Expensive areas contain expensive items worth stealing, study finds
Research Discovers Thieves Target Shops With Valuable Goods
A groundbreaking study has revealed that London’s highest shoplifting rates occur in areas with the most shops, a finding that required extensive research and apparently no common sense whatsoever. The report identifies Oxford Street, Bond Street, and other retail districts as prime theft locations, shocking researchers who somehow expected criminals to target areas without shops.
Thieves Demonstrate Surprising Understanding of Economics
The study revealed that shoplifters preferentially target luxury retailers in wealthy areas rather than charity shops in residential neighbourhoods, suggesting criminals possess basic reasoning abilities that apparently eluded the research team. “We were stunned to discover thieves prefer stealing £500 handbags over used paperbacks,” one researcher admitted. “It’s almost as if they understand value.” The findings have revolutionized criminology by introducing the radical theory that people steal expensive things because they’re expensive.
Oxford Street Theft Rate Attributed to Having Shops
Researchers determined that OxforStreet’s high shoplifting rate directly correlates with it being “absolutely full of shops containing items people want,” a connection that took considerable funding and months of analysis to establish.

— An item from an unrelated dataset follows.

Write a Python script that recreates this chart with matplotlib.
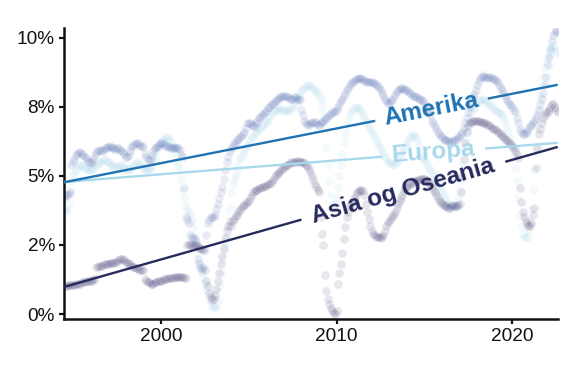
#!/usr/bin/env python3
"""Trend chart: monthly share by region with fitted trend lines and inline labels."""

import numpy as np
import pandas as pd
import matplotlib

matplotlib.use("Agg")
import matplotlib.pyplot as plt
import matplotlib.dates as mdates
from matplotlib.ticker import FuncFormatter

plt.rcParams["font.family"] = ["Liberation Sans", "DejaVu Sans"]

# monthly observations, Jul 1994 - Aug 2022 (percent)
start_month = "1994-07-01"
end_month = "2022-08-01"

amerika = [
    4.2, 4.3, 4.3, 4.35, 4.4, 5.4,
    5.5, 5.6, 5.75, 5.8, 5.85, 5.85, 5.8, 5.75, 5.7, 5.65, 5.55, 5.5,
    5.45, 5.5, 5.6, 5.75, 5.85, 5.9, 5.95, 5.95, 5.9, 5.95, 6.0, 6.05,
    6.05, 6.1, 6.05, 6.0, 6.0, 5.95, 6.0, 6.0, 5.95, 5.9, 5.85, 5.8,
    5.7, 5.7, 5.75, 5.9, 6.05, 6.1, 6.15, 6.2, 6.2, 6.15, 6.1, 6.1,
    6.05, 5.8, 5.7, 5.6, 5.55, 5.6, 5.75, 5.9, 6.0, 6.05, 6.1, 6.15,
    6.2, 6.2, 6.15, 6.1, 6.1, 6.05, 6.05, 6.0, 6.0, 6.0, 6.05, 6.0,
    6.0, 5.95, 5.75, 5.7, 4.55, 3.5, 3.4, 3.3, 2.85, 2.8, 2.75, 2.7,
    2.6, 2.0, 1.8, 1.65, 1.6, 1.7, 2.3, 2.85, 3.3, 3.4, 3.5, 3.5,
    3.5, 3.6, 3.8, 4.0, 4.2, 4.4, 4.6, 4.9, 5.2, 5.5, 5.7, 5.9,
    6.0, 6.1, 6.2, 6.2, 6.3, 6.35, 6.4, 6.45, 6.5, 6.6, 6.75, 6.9,
    6.9, 6.9, 6.85, 6.8, 6.8, 6.9, 7.0, 7.1, 7.15, 7.2, 7.25, 7.3,
    7.35, 7.45, 7.5, 7.55, 7.6, 7.65, 7.7, 7.75, 7.8, 7.85, 7.85, 7.9,
    7.9, 7.9, 7.85, 7.85, 7.8, 7.8, 7.8, 7.85, 7.85, 7.8, 7.8, 7.75,
    7.4, 7.2, 7.0, 6.9, 6.85, 6.85, 6.9, 6.9, 6.95, 6.95, 6.9, 6.85,
    6.85, 6.9, 6.95, 7.0, 7.05, 7.1, 7.15, 7.2, 7.25, 7.3, 7.3, 7.35,
    7.4, 7.5, 7.6, 7.7, 7.8, 7.9, 8.0, 8.1, 8.2, 8.3, 8.35, 8.4,
    8.45, 8.5, 8.5, 8.55, 8.55, 8.5, 8.5, 8.45, 8.45, 8.4, 8.4, 8.4,
    8.4, 8.35, 8.35, 8.3, 8.25, 8.2, 8.1, 8.0, 7.9, 7.8, 7.7, 7.65,
    7.65, 7.7, 7.75, 7.85, 7.95, 8.05, 8.1, 8.15, 8.2, 8.2, 8.15, 8.1,
    8.1, 8.05, 8.0, 7.95, 7.9, 7.9, 7.85, 7.85, 7.8, 7.8, 7.75, 7.7,
    7.6, 7.5, 7.4, 7.3, 7.2, 7.0, 6.9, 6.8, 6.7, 6.6, 6.5, 6.45,
    6.4, 6.35, 6.3, 6.3, 6.25, 6.25, 6.2, 6.25, 6.3, 6.3, 6.35, 6.4,
    6.45, 6.5, 6.6, 6.75, 6.9, 7.1, 7.3, 7.5, 7.7, 7.85, 7.95, 8.1,
    8.3, 8.45, 8.55, 8.6, 8.65, 8.6, 8.6, 8.55, 8.6, 8.6, 8.55, 8.5,
    8.5, 8.45, 8.4, 8.3, 8.2, 8.1, 8.0, 7.9, 7.8, 7.7, 7.6, 7.55,
    7.5, 7.4, 7.3, 7.1, 6.9, 6.7, 6.6, 6.5, 6.5, 6.55, 6.6, 6.7,
    6.8, 6.85, 6.9, 7.0, 7.1, 7.2, 7.4, 7.6, 7.8, 8.0, 8.3, 8.6,
    9.0, 9.3, 9.6, 9.9, 10.1, 10.2, 10.3, 10.2,
]

europa = [
    3.8, 3.7, 3.8, 4.0, 4.4, 4.8,
    5.0, 5.1, 5.2, 5.3, 5.35, 5.4, 5.4, 5.35, 5.3, 5.25, 5.2, 5.2,
    5.2, 5.25, 5.3, 5.35, 5.4, 5.45, 5.5, 5.5, 5.55, 5.6, 5.6, 5.55,
    5.5, 5.45, 5.4, 5.4, 5.35, 5.3, 5.3, 5.35, 5.4, 5.4, 5.35, 5.3,
    5.25, 5.2, 5.2, 5.25, 5.3, 5.35, 5.4, 5.45, 5.5, 5.45, 5.4, 5.35,
    5.3, 5.25, 5.2, 5.2, 5.25, 5.3, 5.4, 5.55, 5.7, 5.85, 6.0, 6.1,
    6.2, 6.3, 6.35, 6.4, 6.4, 6.35, 6.3, 6.2, 6.1, 6.0, 5.8, 5.5,
    5.4, 5.2, 4.9, 4.5, 4.2, 3.9, 3.75, 3.7, 3.6, 3.4, 3.1, 2.8,
    2.5, 2.2, 1.9, 1.7, 1.5, 1.3, 1.1, 0.9, 0.7, 0.5, 0.35, 0.25,
    0.3, 0.2, 0.25, 0.5, 1.0, 1.5, 2.0, 2.3, 2.6, 2.8, 3.2, 3.8,
    4.4, 4.7, 4.9, 5.0, 5.2, 5.4, 5.6, 5.7, 5.8, 5.9, 6.0, 6.1,
    6.2, 6.3, 6.4, 6.45, 6.5, 6.6, 6.65, 6.7, 6.75, 6.8, 6.85, 6.9,
    6.95, 7.0, 7.1, 7.2, 7.3, 7.35, 7.4, 7.4, 7.45, 7.45, 7.4, 7.4,
    7.4, 7.4, 7.35, 7.35, 7.4, 7.45, 7.5, 7.6, 7.7, 7.8, 7.9, 8.0,
    8.1, 8.15, 8.2, 8.25, 8.3, 8.3, 8.25, 8.2, 8.15, 8.1, 8.05, 8.0,
    7.9, 7.8, 7.6, 7.3, 6.8, 6.0, 5.4, 4.8, 4.3, 4.0, 3.9, 4.0,
    4.2, 4.6, 5.0, 5.4, 5.8, 6.2, 6.5, 6.8, 7.0, 7.2, 7.3, 7.4,
    7.45, 7.5, 7.5, 7.45, 7.4, 7.3, 7.2, 7.1, 7.0, 6.9, 6.8, 6.7,
    6.6, 6.5, 6.4, 6.3, 6.2, 6.1, 6.0, 5.9, 5.8, 5.7, 5.6, 5.5,
    5.5, 5.45, 5.4, 5.4, 5.45, 5.5, 5.6, 5.7, 5.8, 5.9, 6.0, 6.1,
    6.2, 6.3, 6.4, 6.45, 6.5, 6.45, 6.4, 6.3, 6.1, 5.9, 5.7, 5.6,
    5.6, 5.5, 5.4, 5.3, 5.2, 5.1, 5.0, 4.9, 4.8, 4.7, 4.6, 4.5,
    4.4, 4.3, 4.2, 4.1, 4.0, 3.95, 3.9, 3.85, 3.85, 3.9, 4.0, 4.2,
    4.5, 4.9, 5.4, 5.9, 6.3, 6.6, 6.9, 7.1, 7.3, 7.4, 7.5, 7.6,
    7.65, 7.7, 7.75, 7.8, 7.8, 7.75, 7.7, 7.65, 7.6, 7.55, 7.5, 7.45,
    7.4, 7.35, 7.3, 7.3, 7.25, 7.2, 7.1, 7.0, 6.8, 6.6, 6.4, 6.2,
    6.0, 5.7, 5.3, 4.8, 4.2, 3.6, 3.2, 2.9, 2.8, 2.75, 2.8, 3.0,
    3.3, 3.8, 4.5, 5.2, 6.0, 6.8, 7.4, 7.9, 8.3, 8.6, 8.9, 9.1,
    9.3, 9.45, 9.6, 9.7, 9.7, 9.6, 9.5, 9.4,
]

asia = [
    1.0, 1.0, 1.0, 1.05, 1.05, 1.05,
    1.05, 1.05, 1.1, 1.1, 1.1, 1.1, 1.15, 1.15, 1.15, 1.2, 1.2, 1.2,
    1.2, 1.2, 1.25, 1.25, 1.7, 1.7, 1.75, 1.75, 1.75, 1.8, 1.8, 1.8,
    1.8, 1.85, 1.85, 1.85, 1.85, 1.9, 1.9, 1.95, 2.0, 2.0, 2.0, 1.95,
    1.9, 1.85, 1.85, 1.8, 1.75, 1.7, 1.7, 1.65, 1.65, 1.6, 1.6, 1.6,
    1.6, 1.25, 1.2, 1.15, 1.15, 1.1, 1.1, 1.1, 1.15, 1.15, 1.2, 1.2,
    1.2, 1.2, 1.25, 1.25, 1.25, 1.3, 1.3, 1.3, 1.3, 1.35, 1.35, 1.35,
    1.35, 1.35, 1.35, 1.35, 1.3, 1.3, 2.5, 2.55, 2.5, 2.5, 2.45, 2.5,
    2.5, 2.45, 2.4, 2.4, 2.35, 2.3, 1.6, 1.2, 1.0, 0.75, 0.6, 0.5,
    0.55, 0.7, 0.9, 1.2, 1.5, 1.8, 2.1, 2.4, 2.75, 3.0, 3.2, 3.35,
    3.2, 3.35, 3.45, 3.55, 3.6, 3.7, 3.75, 3.85, 3.9, 3.95, 4.0, 4.05,
    4.1, 4.2, 4.3, 4.4, 4.45, 4.5, 4.5, 4.55, 4.55, 4.6, 4.6, 4.65,
    4.65, 4.7, 4.7, 4.75, 4.8, 4.9, 5.0, 5.05, 5.1, 5.15, 5.2, 5.25,
    5.3, 5.35, 5.4, 5.4, 5.45, 5.5, 5.5, 5.5, 5.5, 5.55, 5.55, 5.5,
    5.5, 5.5, 5.45, 5.4, 5.35, 5.25, 5.15, 5.0, 4.85, 4.7, 4.6, 4.5,
    4.4, 3.5, 2.9, 2.5, 1.4, 0.85, 0.55, 0.35, 0.2, 0.1, 0.05, 0.0,
    0.1, 1.1, 1.5, 1.8, 2.2, 2.7, 3.15, 3.5, 3.7, 3.9, 4.0, 4.1,
    4.2, 4.3, 4.4, 4.45, 4.5, 4.5, 4.45, 4.3, 4.0, 3.7, 3.45, 3.2,
    3.0, 2.9, 2.85, 2.8, 2.8, 2.8, 2.75, 2.8, 2.85, 3.0, 3.2, 3.3,
    3.35, 3.45, 3.55, 3.6, 3.7, 3.85, 4.0, 4.1, 4.2, 4.3, 4.45, 4.55,
    4.6, 4.65, 4.7, 4.75, 4.75, 4.8, 4.8, 4.85, 4.85, 4.9, 4.9, 4.9,
    4.9, 4.85, 4.8, 4.75, 4.7, 4.6, 4.5, 4.4, 4.3, 4.2, 4.1, 4.05,
    4.0, 3.95, 3.9, 3.9, 3.85, 3.85, 3.9, 3.95, 3.9, 3.9, 3.9, 3.95,
    4.0, 4.4, 5.0, 5.6, 6.2, 6.6, 6.8, 6.9, 6.95, 7.0, 7.0, 7.0,
    7.0, 7.0, 6.95, 6.95, 6.9, 6.9, 6.9, 6.85, 6.85, 6.8, 6.75, 6.7,
    6.7, 6.65, 6.6, 6.55, 6.5, 6.45, 6.4, 6.35, 6.3, 6.25, 6.2, 6.15,
    6.1, 6.0, 5.9, 5.8, 5.65, 4.55, 4.05, 3.7, 3.5, 3.35, 3.25, 3.2,
    3.2, 3.3, 3.6, 3.85, 5.3, 6.0, 6.5, 6.7, 6.9, 7.1, 7.2, 7.3,
    7.3, 7.4, 7.5, 7.6, 7.6, 7.5, 7.4, 7.3,
]

# fitted trend line, value at first and last month (percent)
trend_start = {"Amerika": 4.77, "Europa": 4.78, "Asia og Oseania": 0.98}
trend_end = {"Amerika": 8.3, "Europa": 6.2, "Asia og Oseania": 6.05}

# label centre and the gap cut out of the line for it (decimal years)
label_at = {"Amerika": 2015.4, "Europa": 2015.5, "Asia og Oseania": 2013.8}
label_gap = {"Amerika": (2012.2, 2018.6), "Europa": (2012.6, 2018.45),
             "Asia og Oseania": (2008.0, 2019.6)}

line_colors = {"Amerika": "#1f72b4", "Europa": "#a8d8ec", "Asia og Oseania": "#262a5c"}
dot_colors = {"Amerika": "#3c5aa8", "Europa": "#8fcbe6", "Asia og Oseania": "#3a3470"}
dot_alpha = {"Amerika": 0.11, "Europa": 0.09, "Asia og Oseania": 0.12}


def to_date(year):
    return pd.Timestamp("2000-01-01") + pd.to_timedelta((year - 2000) * 365.25, unit="D")


def main() -> None:
    months = pd.date_range(start_month, end_month, freq="MS")
    series = {"Amerika": amerika, "Europa": europa, "Asia og Oseania": asia}

    fig = plt.figure(figsize=(5.79, 3.68), dpi=100)
    ax = fig.add_axes([0.1105, 0.1332, 0.853, 0.791])

    for name in ["Europa", "Amerika", "Asia og Oseania"]:
        vals = np.array(series[name]) / 100
        ax.scatter(months[:len(vals)], vals, s=38, color=dot_colors[name],
                   alpha=dot_alpha[name], linewidths=0, zorder=2)

    ax.set_xlim(months[0] - pd.Timedelta(days=3), months[-1] + pd.Timedelta(days=3))
    ax.set_ylim(-0.0018, 0.1036)

    x0 = mdates.date2num(months[0])
    x1 = mdates.date2num(months[-1])
    for name in ["Europa", "Amerika", "Asia og Oseania"]:
        y0 = trend_start[name] / 100
        y1 = trend_end[name] / 100

        def y_at(x):
            return y0 + (y1 - y0) * (x - x0) / (x1 - x0)

        g0 = mdates.date2num(to_date(label_gap[name][0]))
        g1 = mdates.date2num(to_date(label_gap[name][1]))
        for a, b in [(x0, g0), (g1, x1)]:
            ax.plot([a, b], [y_at(a), y_at(b)], color=line_colors[name],
                    lw=1.7, solid_capstyle="butt", zorder=3)

        xc = mdates.date2num(to_date(label_at[name]))
        p0 = ax.transData.transform((x0, y0))
        p1 = ax.transData.transform((x1, y1))
        angle = np.degrees(np.arctan2(p1[1] - p0[1], p1[0] - p0[0]))
        ax.text(xc, y_at(xc), name, color=line_colors[name], fontsize=17.5,
                fontweight="bold", rotation=angle, rotation_mode="anchor",
                ha="center", va="center", zorder=4)

    ax.xaxis.set_major_locator(mdates.YearLocator(10))
    ax.xaxis.set_major_formatter(mdates.DateFormatter("%Y"))
    ax.set_yticks([0, 0.025, 0.05, 0.075, 0.1])
    ax.yaxis.set_major_formatter(FuncFormatter(lambda v, _: f"{round(v * 100)}%"))

    for side in ["top", "right"]:
        ax.spines[side].set_visible(False)
    for side in ["left", "bottom"]:
        ax.spines[side].set_linewidth(1.8)
        ax.spines[side].set_color("#111111")
    ax.tick_params(axis="both", length=3.5, width=1.6, color="#111111",
                   labelsize=13.7, labelcolor="#111111", pad=3)

    fig.savefig("out.png", dpi=100)


if __name__ == "__main__":
    main()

The study controlled for variables such as foot traffic, retail density, and the basic fact that you can’t shoplift from places that don’t sell anything. “Our methodology was rigorous,” scientists explained. “We counted crimes in places with shops and compared them to places without shops.”
Retailers Demand Actionable Insights Beyond ‘Thieves Exist’
Shop owners have expressed frustration that the research essentially confirms what they already knew from direct experience: criminals steal their merchandise. “I could have saved them months of research by just checking my inventory,” one Oxford Street retailer noted. Industry groups are calling for studies addressing how to prevent theft rather than simply confirming it happens, though researchers caution this would require actually useful work rather than stating the obvious with statistics.